In Hologres, the shard count you set when creating a table group is permanent — you cannot change it afterward. Getting this wrong leads to resource skew, long-tail latency, or excessive memory consumption that is difficult to diagnose. This topic explains table groups, shards, and shard count so that you can configure your instance correctly from the start.
Key concepts
Shard
A shard is a data partition. In Hologres, data is stored on the Apsara Distributed File System. Each shard has a unique ID at the instance level. When data is written, the storage engine distributes it across shards based on a distribution key. If no distribution key is set, data is distributed randomly.
Table group
A table group is a logical storage concept specific to Hologres — it does not exist in PostgreSQL. A table group manages a fixed set of shards. When you create a table, it is assigned to a table group and its data is stored on that group's shards.
Table groups differ from related concepts:
| Concept | What it is |
|---|---|
| Table group | A Hologres-specific grouping of underlying logical shards |
| Schema | A standard database concept for organizing objects (not tied to shards) |
| Tablespace (PostgreSQL) | Identifies the storage location of a database object, similar to a directory |
Tables in different schemas can belong to the same table group. A table can belong to only one table group. To move a table to a different table group, either recreate it in the new table group or use a migration function.
Shard count
The shard count is the number of shards in a table group. Set the shard count when you create the table group — it cannot be changed afterward. To use a different shard count, create a new table group with the desired value.
Database and table groups
A database (DB) can contain one or more table groups, but only one is the default. If you do not explicitly set a table group and shard count, Hologres automatically creates a default table group with a default shard count when the database is created. You can add more table groups or change the default as needed. Shards in different table groups never overlap.
If a table group contains no tables, the system automatically deletes it.
The following figure shows the layout of a table group.
How it works
Hologres uses two core components to handle data:
-
Storage engine (SE): Manages and processes data on shards. For Data Manipulation Language (DML) operations, each SE provides interfaces for single or batch create, read, update, and delete (CRUD) access. Each SE handles exactly one shard.
-
Query engine (QE): Uses SE interfaces to read and write data at high performance.
Here is what happens when you write data or run a query:
-
When you create a table group with a given shard count, each worker node creates multiple internal SEs — one per assigned shard.
-
Hologres distributes SEs evenly across all workers so that compute resources are balanced.
-
When data is written, the SE routes it to the appropriate shard based on the distribution key.
-
When a query runs, the QE calls the relevant SEs, which read data from their shards in parallel and return results.
The following figure shows the layout of worker nodes, SEs, and shards.
What Hologres manages automatically:
-
Distributing SEs evenly across workers
-
Keeping shards within a table group spread across multiple workers (no single worker holds all shards of a table group)
-
Reassigning shards to healthy workers if a worker fails (for example, due to an out-of-memory (OOM) error)
What you decide:
-
The shard count when creating a table group (cannot be changed later)
Failover example: In an instance with 4 workers and 8 shards (2 table groups, each worker holding 2 SEs), if Worker 4 fails and was responsible for Shard 7 and Shard 8, those two shards are automatically reassigned to the remaining three workers to restore balance.
Set the shard count
The shard count directly affects query parallelism, memory usage, and I/O overhead.
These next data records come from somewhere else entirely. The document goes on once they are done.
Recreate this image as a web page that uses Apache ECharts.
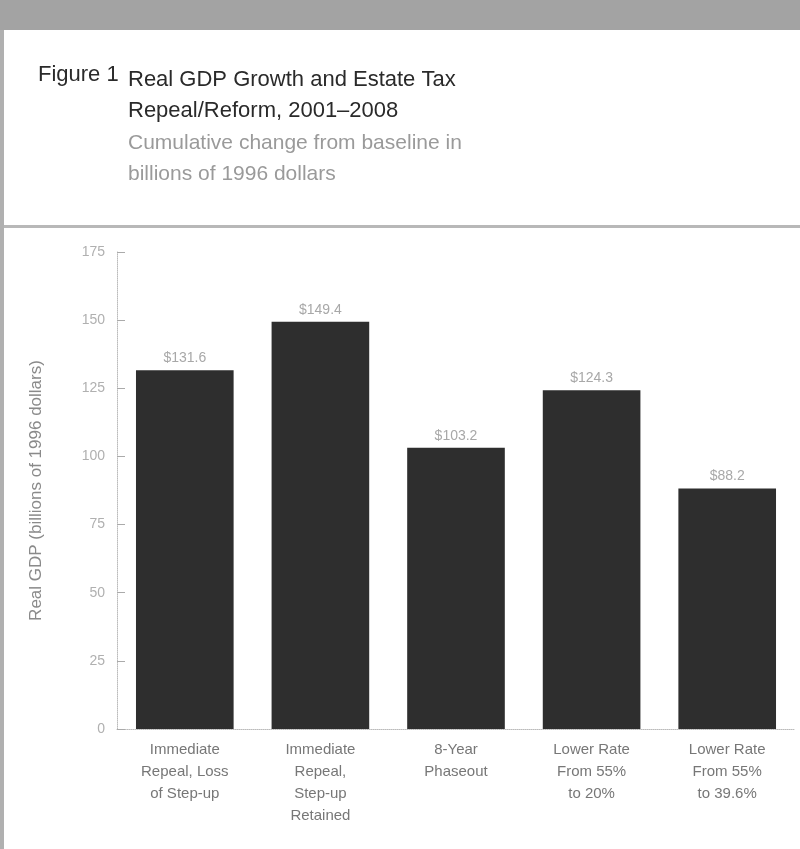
<!DOCTYPE html>
<html>
<head>
<meta charset="utf-8">
<script src="https://cdn.jsdelivr.net/npm/echarts@6/dist/echarts.min.js"></script>
<style>
  html, body { margin: 0; padding: 0; background: #fff; }
  #chart { width: 800px; height: 849px; }
</style>
</head>
<body>
<div id="chart"></div>
<script>
// categories and values
var categories = [
    'Immediate\nRepeal, Loss\nof Step-up',
    'Immediate\nRepeal,\nStep-up\nRetained',
    '8-Year\nPhaseout',
    'Lower Rate\nFrom 55%\nto 20%',
    'Lower Rate\nFrom 55%\nto 39.6%'
];
var gdpValues = [131.6, 149.4, 103.2, 124.3, 88.2];
var yTicks = [0, 25, 50, 75, 100, 125, 150, 175];

var chart = echarts.init(document.getElementById('chart'));

var option = {
    backgroundColor: '#fff',
    animation: false,
    textStyle: { fontFamily: 'Liberation Sans, Arial, sans-serif' },
    graphic: [
        // grey band on top
        { type: 'rect', left: 0, top: 0, shape: { width: 800, height: 30 }, style: { fill: '#a3a3a3' } },
        // left border
        { type: 'rect', left: 0, top: 30, shape: { width: 4, height: 819 }, style: { fill: '#b0b0b0' } },
        // separator under title
        { type: 'rect', left: 4, top: 225, shape: { width: 796, height: 3 }, style: { fill: '#b8b8b8' } },
        { type: 'text', left: 38, top: 64, style: { text: 'Figure 1', font: '22px Liberation Sans', fill: '#2a2a2a' } },
        { type: 'text', left: 128, top: 64, style: { text: 'Real GDP Growth and Estate Tax\nRepeal/Reform, 2001\u20132008', font: '22px Liberation Sans', lineHeight: 31, fill: '#2a2a2a' } },
        { type: 'text', left: 128, top: 128, style: { text: 'Cumulative change from baseline in\nbillions of 1996 dollars', font: '21px Liberation Sans', lineHeight: 31, fill: '#9a9a9a' } }
    ],
    grid: { left: 117, right: 5, top: 252, bottom: 120 },
    xAxis: {
        type: 'category',
        data: categories,
        axisLine: { lineStyle: { color: '#bbb', type: 'dotted' } },
        axisTick: { show: false },
        axisLabel: { color: '#777', fontSize: 15, lineHeight: 22, margin: 10, interval: 0 }
    },
    yAxis: {
        type: 'value',
        min: 0,
        max: yTicks[yTicks.length - 1],
        interval: 25,
        name: 'Real GDP (billions of 1996 dollars)',
        nameLocation: 'middle',
        nameGap: 72,
        nameTextStyle: { color: '#8a8a8a', fontSize: 17 },
        axisLine: { show: true, lineStyle: { color: '#bbb', type: 'dotted' } },
        axisTick: { show: true, inside: true, length: 8, lineStyle: { color: '#aaa' } },
        axisLabel: { color: '#b0b0b0', fontSize: 14, margin: 12 },
        splitLine: { show: false }
    },
    series: [{
        type: 'bar',
        data: gdpValues,
        barCategoryGap: '28%',
        itemStyle: { color: '#2e2e2e' },
        label: {
            show: true,
            position: 'top',
            distance: 5,
            color: '#a8a8a8',
            fontSize: 14,
            formatter: function (p) { return '$' + p.value.toFixed(1); }
        }
    }]
};

chart.setOption(option);
</script>
</body>
</html>
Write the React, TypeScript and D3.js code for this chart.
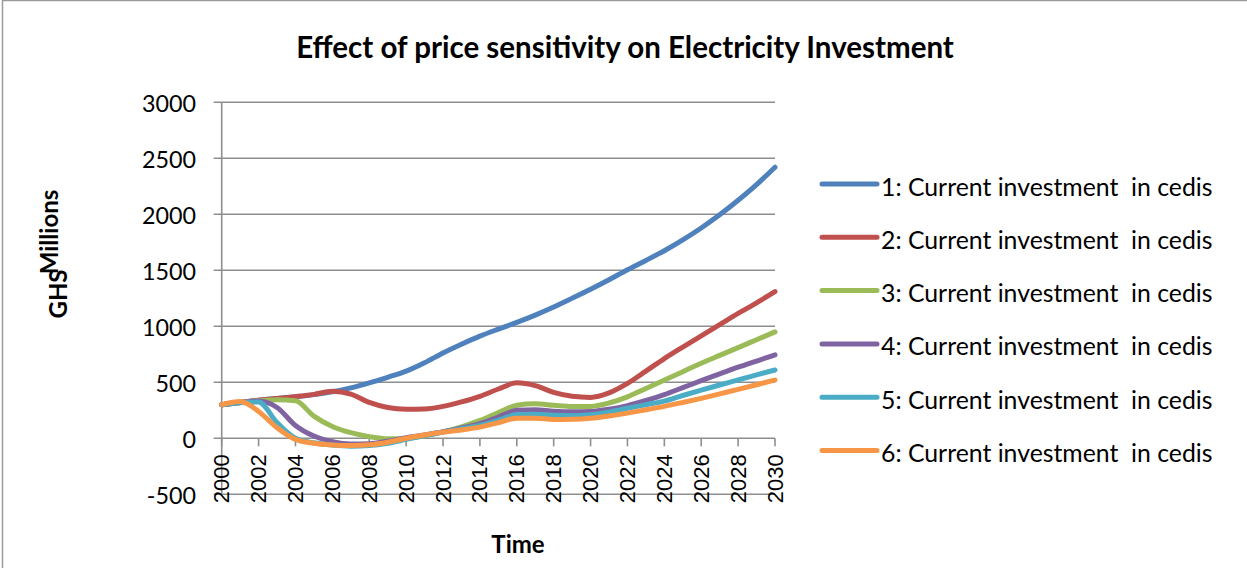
import React from 'react';
import * as d3 from 'd3';

// Simulation years (x categories)
const years = [
  2000, 2001, 2002, 2003, 2004, 2005, 2006, 2007, 2008, 2009, 2010,
  2011, 2012, 2013, 2014, 2015, 2016, 2017, 2018, 2019, 2020,
  2021, 2022, 2023, 2024, 2025, 2026, 2027, 2028, 2029, 2030,
];

// Current investment in cedis (GHS millions), one array per price-sensitivity run
const run1 = [
  300, 320, 340, 355, 370, 390, 415, 450, 495, 545, 600,
  675, 762, 840, 912, 975, 1035, 1100, 1172, 1250, 1330,
  1415, 1505, 1588, 1675, 1772, 1878, 1995, 2125, 2265, 2420,
];
const run2 = [
  300, 320, 340, 355, 372, 392, 420, 395, 320, 275, 260,
  262, 285, 325, 375, 440, 495, 470, 410, 375, 365,
  405, 490, 600, 712, 815, 915, 1015, 1115, 1210, 1310,
];
const run3 = [
  300, 320, 335, 345, 335, 198, 105, 50, 15, -5, 0,
  22, 58, 103, 160, 230, 295, 308, 295, 283, 285,
  315, 370, 445, 520, 595, 670, 740, 810, 880, 950,
];
const run4 = [
  300, 320, 332, 275, 115, 20, -30, -50, -48, -25, 5,
  30, 58, 92, 130, 190, 250, 255, 242, 236, 240,
  260, 292, 338, 390, 452, 515, 575, 635, 690, 745,
];
const run5 = [
  300, 318, 325, 140, 0, -40, -60, -70, -65, -45, -10,
  25, 55, 85, 115, 160, 212, 215, 205, 202, 210,
  235, 268, 300, 332, 382, 430, 476, 522, 566, 610,
];
const run6 = [
  300, 328, 240, 95, -10, -45, -60, -65, -58, -35, 0,
  30, 55, 75, 100, 140, 180, 180, 168, 170, 180,
  200, 225, 255, 285, 320, 357, 397, 437, 478, 520,
];

const seriesValues = [run1, run2, run3, run4, run5, run6];
const seriesNames = [
  '1: Current investment  in cedis',
  '2: Current investment  in cedis',
  '3: Current investment  in cedis',
  '4: Current investment  in cedis',
  '5: Current investment  in cedis',
  '6: Current investment  in cedis',
];
const seriesColors = ['#4F81BD', '#C0504D', '#9BBB59', '#8064A2', '#4BACC6', '#F79646'];

const yTicks = [-500, 0, 500, 1000, 1500, 2000, 2500, 3000];
const xTicks = [2000, 2002, 2004, 2006, 2008, 2010, 2012, 2014, 2016, 2018, 2020, 2022, 2024, 2026, 2028, 2030];

const W = 1247;
const H = 568;
const gridColor = '#8e8e8e';
const labelFont = 'Lato, "Open Sans", sans-serif';
const axisFont = '"Liberation Sans", Arial, sans-serif';

export default function App() {
  const x = d3.scaleLinear().domain([2000, 2030]).range([221.7, 775]);
  const y = d3.scaleLinear().domain([-500, 3000]).range([494.3, 102.3]);

  const line = d3
    .line<number>()
    .x((_, i) => x(years[i]))
    .y((d) => y(d))
    .curve(d3.curveMonotoneX);

  const legendX0 = 822;
  const legendX1 = 877;
  const legendY0 = 184;
  const legendStep = 53.3;

  return (
    <svg
      width={W}
      height={H}
      viewBox={`0 0 ${W} ${H}`}
      style={{ position: 'absolute', left: 0, top: 0, background: '#fff' }}
    >
      <rect x={0} y={0} width={W} height={H} fill="#fff" />
      {/* chart frame */}
      <rect x={2.5} y={0.5} width={W + 20} height={H + 20} fill="none" stroke="#9a9a9a" strokeWidth={1.5} />

      {/* title */}
      <text
        x={625}
        y={46}
        textAnchor="middle"
        dominantBaseline="central"
        fontFamily={labelFont}
        fontWeight={700}
        fontSize={29.5}
        fill="#000"
      >
        Effect of price sensitivity on Electricity Investment
      </text>

      {/* horizontal gridlines */}
      {yTicks.map((t) => (
        <line
          key={`g${t}`}
          x1={x(2000) - 8}
          x2={x(2030)}
          y1={y(t)}
          y2={y(t)}
          stroke={gridColor}
          strokeWidth={1.6}
        />
      ))}

      {/* vertical axis */}
      <line x1={x(2000)} x2={x(2000)} y1={y(3000)} y2={y(-500)} stroke={gridColor} strokeWidth={1.6} />

      {/* x ticks on the zero line */}
      {xTicks.map((t) => (
        <line
          key={`xt${t}`}
          x1={x(t)}
          x2={x(t)}
          y1={y(0)}
          y2={y(0) + 8}
          stroke={gridColor}
          strokeWidth={1.6}
        />
      ))}

      {/* y tick labels */}
      {yTicks.map((t) => (
        <text
          key={`yl${t}`}
          x={196}
          y={y(t) + 1}
          textAnchor="end"
          dominantBaseline="central"
          fontFamily={labelFont}
          fontSize={23.3}
          fill="#000"
        >
          {t}
        </text>
      ))}

      {/* x tick labels, rotated */}
      {xTicks.map((t) => (
        <text
          key={`xl${t}`}
          transform={`translate(${x(t)},${y(0) + 16}) rotate(-90)`}
          textAnchor="end"
          dominantBaseline="central"
          fontFamily={axisFont}
          fontSize={22}
          fill="#000"
        >
          {t}
        </text>
      ))}

      {/* series */}
      {seriesValues.map((vals, i) => (
        <path
          key={`s${i}`}
          d={line(vals) ?? ''}
          fill="none"
          stroke={seriesColors[i]}
          strokeWidth={5}
          strokeLinecap="round"
          strokeLinejoin="round"
        />
      ))}

      {/* axis titles */}
      <text
        x={518}
        y={543}
        textAnchor="middle"
        dominantBaseline="central"
        fontFamily={labelFont}
        fontWeight={700}
        fontSize={24}
        fill="#000"
      >
        Time
      </text>
      <text
        transform={`translate(58,232) rotate(-90)`}
        textAnchor="middle"
        fontFamily={labelFont}
        fontWeight={700}
        fontSize={24}
        fill="#000"
      >
        Millions
      </text>
      <text
        transform={`translate(67,294) rotate(-90)`}
        textAnchor="middle"
        fontFamily={labelFont}
        fontWeight={700}
        fontSize={24}
        fill="#000"
      >
        GHS
      </text>

      {/* legend */}
      {seriesNames.map((name, i) => {
        const ly = legendY0 + i * legendStep;
        return (
          <g key={`lg${i}`}>
            <line
              x1={legendX0}
              x2={legendX1}
              y1={ly}
              y2={ly}
              stroke={seriesColors[i]}
              strokeWidth={5}
              strokeLinecap="round"
            />
            <text
              x={881}
              y={ly + 2}
              dominantBaseline="central"
              fontFamily={labelFont}
              fontSize={24.8}
              fill="#000"
              style={{ whiteSpace: 'pre' }}
            >
              {name}
            </text>
          </g>
        );
      })}
    </svg>
  );
}
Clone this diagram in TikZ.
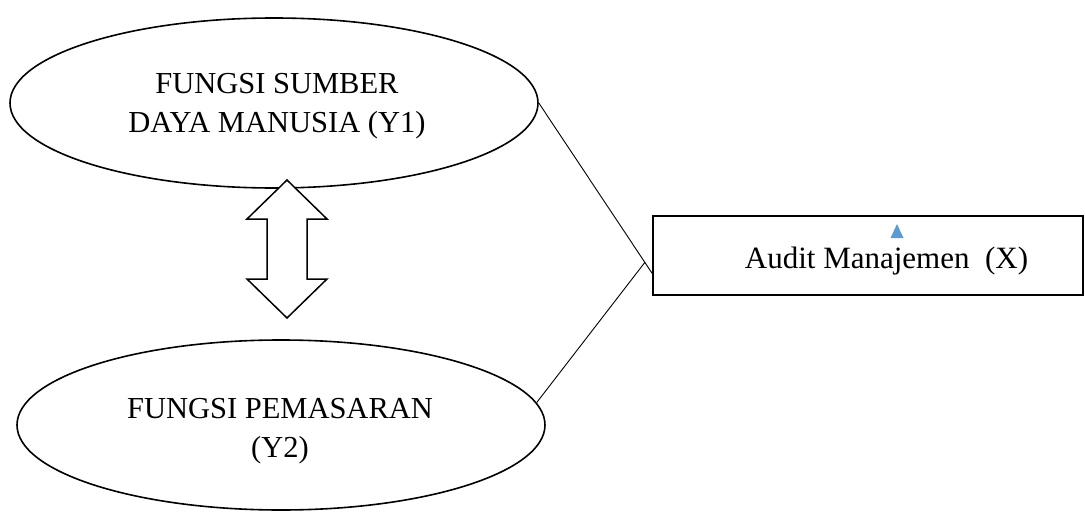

The minimum shard count is 1. Use the following table to choose the right value.
| Scenario | Recommended shard count |
|---|---|
| Very small data (hundreds to thousands of rows) | 1 |
| General workloads | A multiple of the number of workers |
| Recommended maximum | Total number of compute cores in the instance |
Why shard count should be a multiple of the number of workers: If the shard count is not a multiple of the worker count, some workers hold more SEs than others. This causes resource skew and long-tail latency. For example, if a table group has 3 shards but the instance has 2 workers, one worker always handles more load. Setting the shard count to a multiple of the worker count ensures even distribution.
Why not to exceed the compute core count: Each shard needs at least one CPU core during a query. If the shard count exceeds the number of compute cores, some shards are not consistently allocated CPU resources, which leads to long-tail latency and context-switching overhead.
For default shard count values by instance size, see Instance management.
Performance trade-offs
Keep these trade-offs in mind when configuring table groups and shard count.
More shards
Higher parallelism for writes, queries, and analysis — but more internode communication, memory, and compute overhead. If resources are limited or queries are small, a high shard count can hurt rather than help.
More table groups
Each shard — whether actively used or not — occupies memory to store metadata, schema information, and other data. A shard consumes even more memory when data is written to tables it contains. More table groups means more total shards, which increases overall memory consumption.
Additionally, tables that require a local join must be in the same table group. Spreading related tables across multiple table groups prevents the query engine from performing local joins efficiently.
More shards per table
More shards scatter a table's data into more files. With many tables and many shards, the total file count grows large, which increases I/O during queries and extends recovery times during failover.